Today, we have a number of excellent artists who are creating new versions of standards. Some are artists like Ronstadt or Rod Stewart, who made their mark in pop/rock hits, have broaden their horizons as they aged and their library of hits became "oldies". Other artists have embraced jazz standards as their home from the beginning - Michael Bublé, Diana Krall, John Pizzarelli, Renee Olstead are but a few of the rising stars.

As radio narrows the music choices on the dial to a vanilla mix of CHR, AC and Country, they have pushed potential audience to iPods, satellite and the Internet in search of something they want to hear. The smart owner/manager of a station that is the fourth or fifth signal in the market playing the same AC songs or yet another classic rocker should examine the alternative of a well-programmed standards format.
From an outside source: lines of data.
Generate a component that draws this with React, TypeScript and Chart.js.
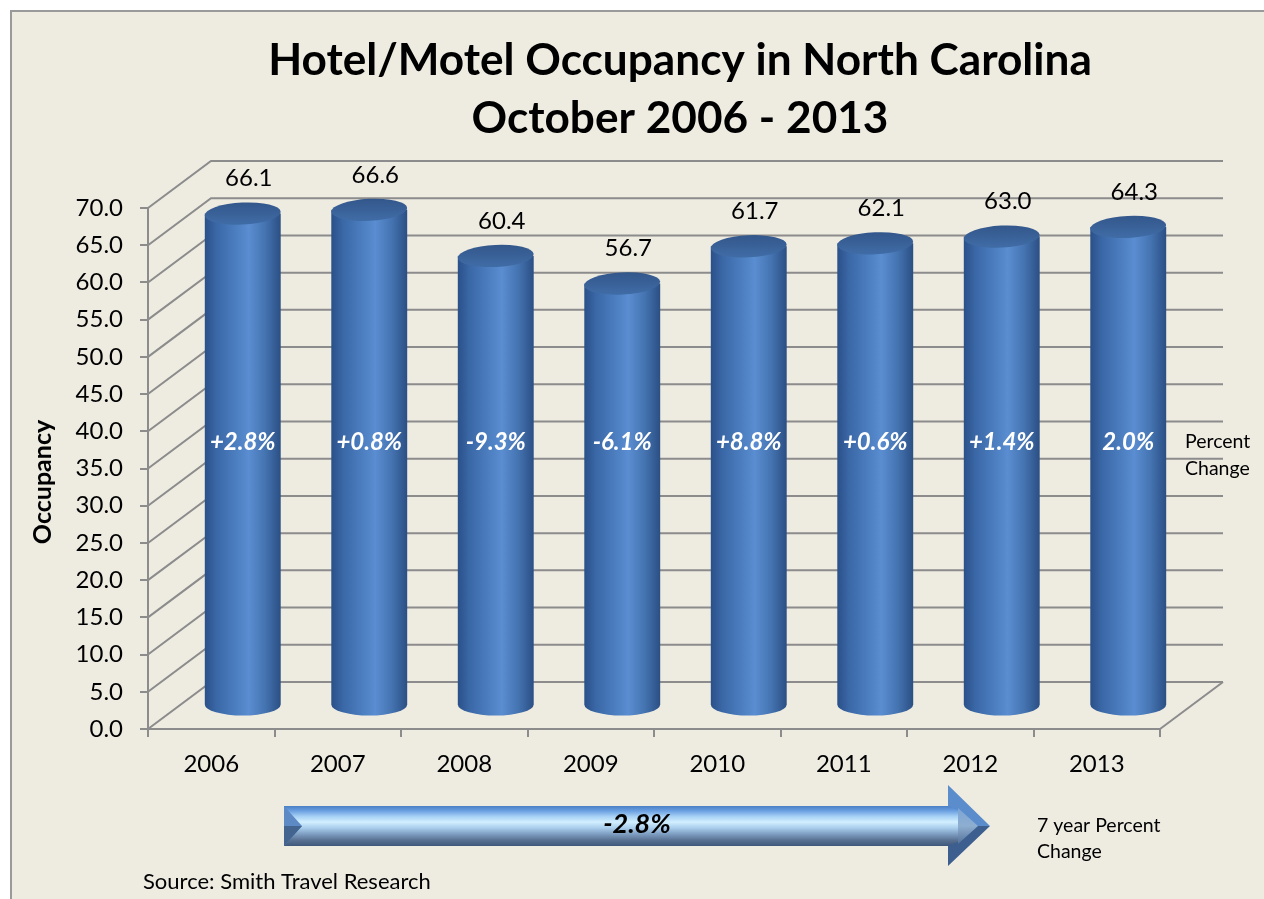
import React, { useEffect, useRef } from "react";
import { Chart, registerables } from "chart.js";

Chart.register(...registerables);

const years = ["2006", "2007", "2008", "2009", "2010", "2011", "2012", "2013"];
const occupancy = [66.1, 66.6, 60.4, 56.7, 61.7, 62.1, 63.0, 64.3];
const percentChange = ["+2.8%", "+0.8%", "-9.3%", "-6.1%", "+8.8%", "+0.6%", "+1.4%", "2.0%"];
const titleLines = ["Hotel/Motel Occupancy in North Carolina", "October 2006 - 2013"];
const yAxisTitle = "Occupancy";
const percentLabel = ["Percent", "Change"];
const sevenYearChange = "-2.8%";
const sevenYearLabel = ["7 year Percent", "Change"];
const sourceText = "Source: Smith Travel Research";
const yMin = 0;
const yMax = 70;
const yStep = 5;

const FONT = "Lato, 'Open Sans', 'DejaVu Sans', sans-serif";
const GRID = "#8c8c8c";
const DX = 63;
const DY = -47;

function fitFont(ctx: CanvasRenderingContext2D, text: string, weight: string, target: number) {
  ctx.font = `${weight} 100px ${FONT}`;
  const w = ctx.measureText(text).width;
  return (100 * target) / w;
}

const decorPlugin = {
  id: "decor3d",
  beforeDraw(chart: any) {
    const ctx: CanvasRenderingContext2D = chart.ctx;
    ctx.save();
    ctx.fillStyle = "#ffffff";
    ctx.fillRect(0, 0, chart.width, chart.height);
    ctx.fillStyle = "#eeebe1";
    ctx.fillRect(10, 10, chart.width - 10, chart.height - 10);
    ctx.strokeStyle = "#9a9a9a";
    ctx.lineWidth = 2;
    ctx.beginPath();
    ctx.moveTo(11, chart.height);
    ctx.lineTo(11, 11);
    ctx.lineTo(chart.width, 11);
    ctx.stroke();

    // title
    ctx.fillStyle = "#000";
    ctx.textAlign = "center";
    ctx.textBaseline = "middle";
    const ts = fitFont(ctx, titleLines[0], "bold", 824);
    ctx.font = `bold ${ts}px ${FONT}`;
    ctx.fillText(titleLines[0], 680, 61);
    ctx.fillText(titleLines[1], 680, 119);

    // y axis title
    ctx.save();
    ctx.translate(43, 482);
    ctx.rotate(-Math.PI / 2);
    ctx.font = `bold 25px ${FONT}`;
    ctx.fillText(yAxisTitle, 0, 0);
    ctx.restore();
    ctx.restore();
  },
  beforeDatasetsDraw(chart: any) {
    const ctx: CanvasRenderingContext2D = chart.ctx;
    const ys = chart.scales.y;
    const area = chart.chartArea;
    ctx.save();
    ctx.strokeStyle = GRID;
    ctx.lineWidth = 2;
    for (let v = yMin; v <= yMax; v += yStep) {
      const y = ys.getPixelForValue(v);
      ctx.beginPath();
      ctx.moveTo(area.left, y);
      ctx.lineTo(area.left + DX, y + DY);
      ctx.lineTo(area.right + DX, y + DY);
      ctx.stroke();
    }
    const y0 = ys.getPixelForValue(0);
    ctx.beginPath();
    ctx.moveTo(area.right, y0);
    ctx.lineTo(area.right + DX, y0 + DY);
    ctx.stroke();
    ctx.restore();
  },
  afterDatasetsDraw(chart: any) {
    const ctx: CanvasRenderingContext2D = chart.ctx;
    const meta = chart.getDatasetMeta(0);
    ctx.save();
    meta.data.forEach((el: any, i: number) => {
      const cx = el.x + DX / 2;
      const topC = el.y + DY / 2;
      const baseC = el.base + DY / 2;
      const rx = el.width / 2;
      const ry = 11;
      const g = ctx.createLinearGradient(cx - rx, 0, cx + rx, 0);
      g.addColorStop(0, "#2a5088");
      g.addColorStop(0.15, "#3a67a6");
      g.addColorStop(0.45, "#4f82c4");
      g.addColorStop(0.58, "#5a8dd1");
      g.addColorStop(0.8, "#4473b0");
      g.addColorStop(1, "#2b4f84");
      ctx.beginPath();
      ctx.moveTo(cx - rx, topC);
      ctx.lineTo(cx - rx, baseC);
      ctx.ellipse(cx, baseC, rx, ry, 0, Math.PI, 0, true);
      ctx.lineTo(cx + rx, topC);
      ctx.closePath();
      ctx.fillStyle = g;
      ctx.fill();
      const tg = ctx.createLinearGradient(0, topC - ry, 0, topC + ry);
      tg.addColorStop(0, "#33578b");
      tg.addColorStop(1, "#406ca6");
      ctx.beginPath();
      ctx.ellipse(cx, topC, rx, ry, -0.05, 0, Math.PI * 2);
      ctx.fillStyle = tg;
      ctx.fill();

      // value label
      ctx.fillStyle = "#000";
      ctx.textAlign = "center";
      ctx.textBaseline = "middle";
      ctx.font = `24px ${FONT}`;
      ctx.fillText(occupancy[i].toFixed(1), cx + 6, topC - 35);

      // percent label
      ctx.fillStyle = "#fff";
      ctx.font = `italic bold 24px ${FONT}`;
      ctx.fillText(percentChange[i], cx, 442);
    });

    ctx.fillStyle = "#000";
    ctx.textAlign = "left";
    ctx.textBaseline = "middle";
    ctx.font = `19.5px ${FONT}`;
    ctx.fillText(percentLabel[0], 1185, 442);
    ctx.fillText(percentLabel[1], 1185, 469);

    // arrow
    const ax0 = 284, ax1 = 950, at = 806, ab = 846, hx = 990, ht = 785, hb = 866;
    const am = (at + ab) / 2;
    const sg = ctx.createLinearGradient(0, at, 0, ab);
    sg.addColorStop(0, "#4a7fc6");
    sg.addColorStop(0.12, "#6a9fe0");
    sg.addColorStop(0.26, "#a6d0f4");
    sg.addColorStop(0.4, "#d2efff");
    sg.addColorStop(0.55, "#a9cdec");
    sg.addColorStop(0.7, "#7e9ec2");
    sg.addColorStop(0.85, "#5a7394");
    sg.addColorStop(1, "#3e587b");
    ctx.fillStyle = sg;
    ctx.fillRect(ax0, at, ax1 - ax0 + 12, ab - at);
    // left bevel
    ctx.beginPath();
    ctx.moveTo(ax0, at);
    ctx.lineTo(ax0 + 18, am);
    ctx.lineTo(ax0, ab);
    ctx.closePath();
    ctx.fillStyle = "#5d8ac4";
    ctx.fill();
    ctx.beginPath();
    ctx.moveTo(ax0, am);
    ctx.lineTo(ax0 + 18, am);
    ctx.lineTo(ax0, ab);
    ctx.closePath();
    ctx.fillStyle = "#42648f";
    ctx.fill();
    // head upper facet
    ctx.beginPath();
    ctx.moveTo(ax1 - 2, ht);
    ctx.lineTo(hx, am);
    ctx.lineTo(ax1 + 12, am);
    ctx.lineTo(ax1 + 12, at + 6);
    ctx.lineTo(ax1 - 2, at);
    ctx.closePath();
    ctx.fillStyle = "#5b8ccc";
    ctx.fill();
    // head lower facet
    ctx.beginPath();
    ctx.moveTo(ax1 - 2, hb);
    ctx.lineTo(hx, am);
    ctx.lineTo(ax1 + 12, am);
    ctx.lineTo(ax1 + 12, ab - 6);
    ctx.lineTo(ax1 - 2, ab);
    ctx.closePath();
    ctx.fillStyle = "#3c5f90";
    ctx.fill();
    // head inner
    const ig = ctx.createLinearGradient(0, at, 0, ab);
    ig.addColorStop(0, "#7aa4d6");
    ig.addColorStop(0.5, "#8eaed0");
    ig.addColorStop(1, "#4d6a92");
    ctx.beginPath();
    ctx.moveTo(ax1 + 8, at + 2);
    ctx.lineTo(hx - 12, am);
    ctx.lineTo(ax1 + 8, ab - 2);
    ctx.closePath();
    ctx.fillStyle = ig;
    ctx.fill();

    ctx.fillStyle = "#000";
    ctx.textAlign = "center";
    ctx.font = `italic bold 27px ${FONT}`;
    ctx.fillText(sevenYearChange, 637, 824);

    ctx.textAlign = "left";
    ctx.font = `19.5px ${FONT}`;
    ctx.fillText(sevenYearLabel[0], 1037, 826);
    ctx.fillText(sevenYearLabel[1], 1037, 852);
    ctx.font = `22px ${FONT}`;
    ctx.fillText(sourceText, 143, 882);
    ctx.restore();
  },
};

export default function App() {
  const ref = useRef<HTMLCanvasElement | null>(null);
  useEffect(() => {
    if (!ref.current) return;
    const chart = new Chart(ref.current, {
      type: "bar",
      data: {
        labels: years,
        datasets: [
          {
            data: occupancy,
            backgroundColor: "rgba(0,0,0,0)",
            borderWidth: 0,
            barPercentage: 0.6,
            categoryPercentage: 1,
          },
        ],
      },
      options: {
        animation: false,
        responsive: false,
        devicePixelRatio: 1,
        layout: { padding: { left: 10, right: 104, top: 208, bottom: 110 } },
        plugins: { legend: { display: false }, tooltip: { enabled: false }, title: { display: false } },
        scales: {
          x: {
            offset: true,
            grid: { drawOnChartArea: false, drawTicks: true, tickLength: 8, color: GRID, lineWidth: 2, offset: true },
            border: { display: true, color: GRID, width: 2 },
            ticks: { font: { family: FONT, size: 24 }, color: "#000", padding: 13 },
            afterFit: (s: any) => {
              s.height = 60;
            },
          },
          y: {
            min: yMin,
            max: yMax,
            grid: { drawOnChartArea: false, drawTicks: true, tickLength: 8, color: GRID, lineWidth: 2 },
            border: { display: true, color: GRID, width: 2 },
            ticks: {
              stepSize: yStep,
              font: { family: FONT, size: 24 },
              color: "#000",
              padding: 17,
              callback: (v: any) => Number(v).toFixed(1),
            },
            afterFit: (s: any) => {
              s.width = 138;
            },
          },
        },
      },
      plugins: [decorPlugin],
    });
    return () => chart.destroy();
  }, []);
  return (
    <div style={{ position: "fixed", left: 0, top: 0, width: 1264, height: 899 }}>
      <canvas ref={ref} width={1264} height={899} style={{ display: "block", width: 1264, height: 899 }} />
    </div>
  );
}
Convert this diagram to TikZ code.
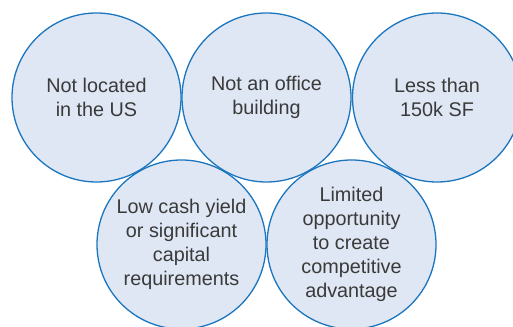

It is the difference between a football team that keeps trying to gain yardage by running directly up the middle of the field and one that finds open running room where the other side isn't.


Bob Perry
ThePenthouse.fm
Absolutely, well said, yours is the creative progarmming i'm talking about.....The Rondstadt/Riddle series, Nathalie Cole "Unforgetable" LP are a couple of the retro-standards LP's that created a re-newed interest in the standards genre and introducing a whole new generation to this great music....then came Harry Connick , Peter Cincotti,Manhattan Transfer and Michel Civisca...followed by the Sensation Michael Buble, Barry Manilow had a sweet Big Band CD, and the very successful Stewart songbooks. Even Country Stars got on the bandwagon..Ronnie Milsap has a super standards CD and Martina McBride, Lorrie Moragn , Crystal Gayle and Alan Jackson were inspired to do Countrty Tribute Lp's of the Early Stars of The Grand Ole Opry. In the mid -90's a Nouveau Swing craze hit with Big Bad Voodoo Daddy, Royal Crown Revue, Cherrie Poppin Daddies and the Brian Setzer Orchestra. There is a big demographic of young and old that are hep to this music and are hungry for this format.
 
There is another advantage to a "standards" based network, especially if it was a real network. Such a network could revive one of the better things that used to be common on the radio prior to the rise of the DJ era in the 1950's, the live variety program. It wouldn't be difficult for a network that carried standards to carry a live variety show from the stage of a venue in Vegas, Branson, or Atlantic City on a weekly basis. Such shows are already mounted regularly, and already pay for themselves through ticket sales. It's simply an issue of patching off of the venue's sound system to go to go over the air, assuming the union issues could be resolved, of course. Think of it as the Grand Old Opry for lounge-lizard music.

An alternative would be for all performers who work in the lounge music genre to record some of their songs that they do in their live shows for editing into a virtual "live concert". That could become a regularly scheduled show that people look forward to like the Grand Old Opry or Prairie Home Companion. Individual songs from the show could even be used as occasional songs on the play list.

Such a show would take advantage of the fact that in the world of musical "standards", the songs are the "hits", not the specific recordings. What makes a standard a "standard" is that the songs are so frequently performed by a large number of different artists. It wouldn't work on a format that was based on nothing but a small list of hit studio records, but it should go over great with fans of standards music.
 
We've actually done several of these in some tony places like Feinstein's and Iridium in NYC. We worked injunction with the artist and venue for a product that sounded excellent on the air.